JAKARTA (TEROPONGSENAYAN) --Komisi III DPR akan mengkaji draf peraturan presiden (Perpres) tentang pelibatan TNI dalam penanggulangan terorisme. Perpres yang diajukan oleh Kementerian Hukum dan HAM kepada DPR ini sebelumnya mendapat kritikan dari masyarakat sipil dan Komnas HAM karena dinilai berpotensi mengencangkan kewenangan militer dalam ranah penindakan terorisme.
"Semenjak Perpres ini disampaikan oleh Menkumham ke DPR untuk proses konsultasi sesuai dengan amanat UU No 5 Tahun 2018, maka sejumlah elemen masyarakat sipil memang mengkritisinya," kata Arsul saat dikonfirmasi TeropongSenayan, Jumat, 29 Mei 2020.
Namun, ia mengatakan, pihaknya belum membahas lebih lanjut draf yang dilayangkan Yasonna Laoly tersebut dikarenakan DPR masih dalam masa reses.
Menurut Arsul, kritikan masyarakat dan Komnas HAM terhadap sejumlah pasal dalam rancangan Perpres tersebut perlu diperhatikan. Apalagi, kritikan ini berkaitan dengan HAM dan adanya dugaan pelanggaran sistem peradilan pidana.

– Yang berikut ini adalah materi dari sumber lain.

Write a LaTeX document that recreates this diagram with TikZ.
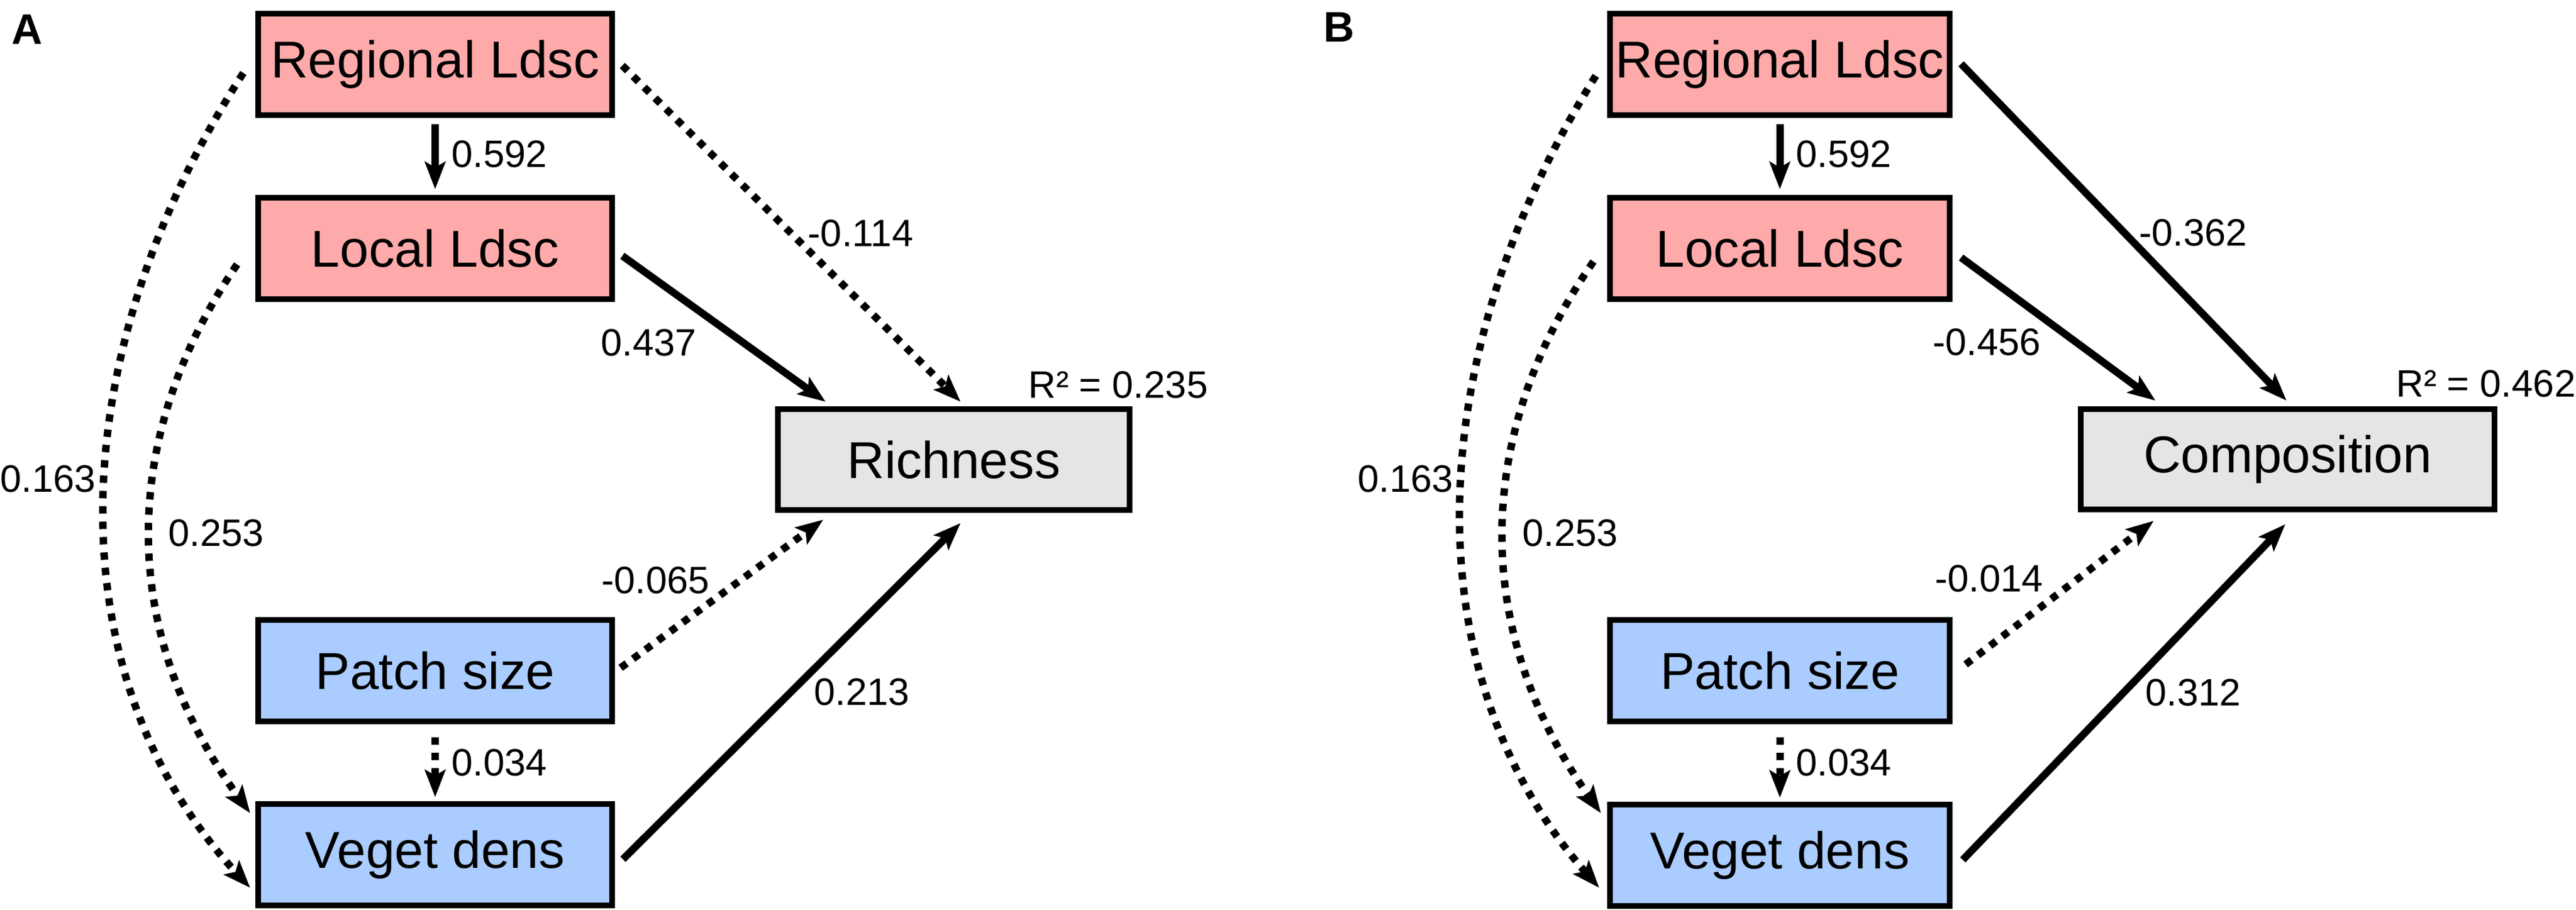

"Apa yang menjadi concern elemen masyarakat sipil maupun Komnas HAM tersebut memang perlu dicermati dan dikaji baik oleh DPR maupun Presiden. Pada saatnya nanti Komisi 3 akan menyampaikan pendapatnya kepada pimpinan DPR," kata politikus Partai Persatuan Pembangunan ini.
TEROPONG JUGA:
> TNI Dilibatkan Berantas Terorisme, PDIP Sebut Khianati Reformasi
Wacana penerbitan perpres pelibatan TNI dalam penanganan terorisme ini pertama kali muncul pada Mei 2018 lalu. Tapi rencana ini urung diwujudkan setelah masyarakat mengkritiknya. Wacana ini kembali mengemuka setelah pemerintah membuat draf perpres, lalu meminta pandangan DPR terhadap rancangan itu.
Arsul mengungkapkan pihaknya akan mengkaji terlebih dahulu isi Perpres tersebut, terutama untuk mendalami apakah materi muatan dalam draf Perpres pelibatan TNI ini melebihi atau keluar dari kerangka hukum sebagaimana dimaksud dalam UU Pemberantasan Terorisme.
"Tidak tertutup kemungkinan nantinya DPR akan meminta kepasa Presiden agar beberapa bagian dari draf Perpres tersebut dirubah agar kerangka hukum pelibatan TNI-nya tidak keluar dari prinsip dan kerangka hukum UU No 5 Tahun 2018 (tentang Pemberantasan Tindak Pidana Terorisme, red)," pungkas legislator dari dapil Jawa Tengah X ini.
Sebelumnya, Komnas HAM pernah meminta pemerintah membatalkan rancangan peraturan yang hendak melibatkan TNI dalam urusan penanganan terorisme itu. Lembaga ini bahkan meminta Presiden Joko Widodo tidak menandatangani draf tersebut Sebab, rancangan pelibatan TNI ini dianggap menyimpang dari undang-undang dan berpotensi mengembalikan wajah TNI ke masa Orde Baru.
Komisioner Komnas HAM, Choirul Anam, menyatakan draf perpres tersebut melanggar Undang-Undang Nomor 5 Tahun 2018 tentang Pemberantasan Tindak Pidana Terorisme dan Undang-Undang Nomor 34 Tahun 2004 tentang TNI. “Perpres itu akan membuat karakter TNI seperti TNI di zaman Orde Baru yang ke luar dari koridor negara hukum,” kata Choirul kepada wartawan, Kamis 28 Mei 2020.
Menurut Choirul, semestinya TNI hanya dibutuhkan dalam menangani terorisme ketika Kepolisian Republik Indonesia dianggap tidak mampu menanggulanginya. Lalu TNI diperbantukan dengan melakukan penindakan dalam level terbatas. “Hal itu diamanatkan dalam UU TNI dan UU Pemberantasan Terorisme,” kata dia.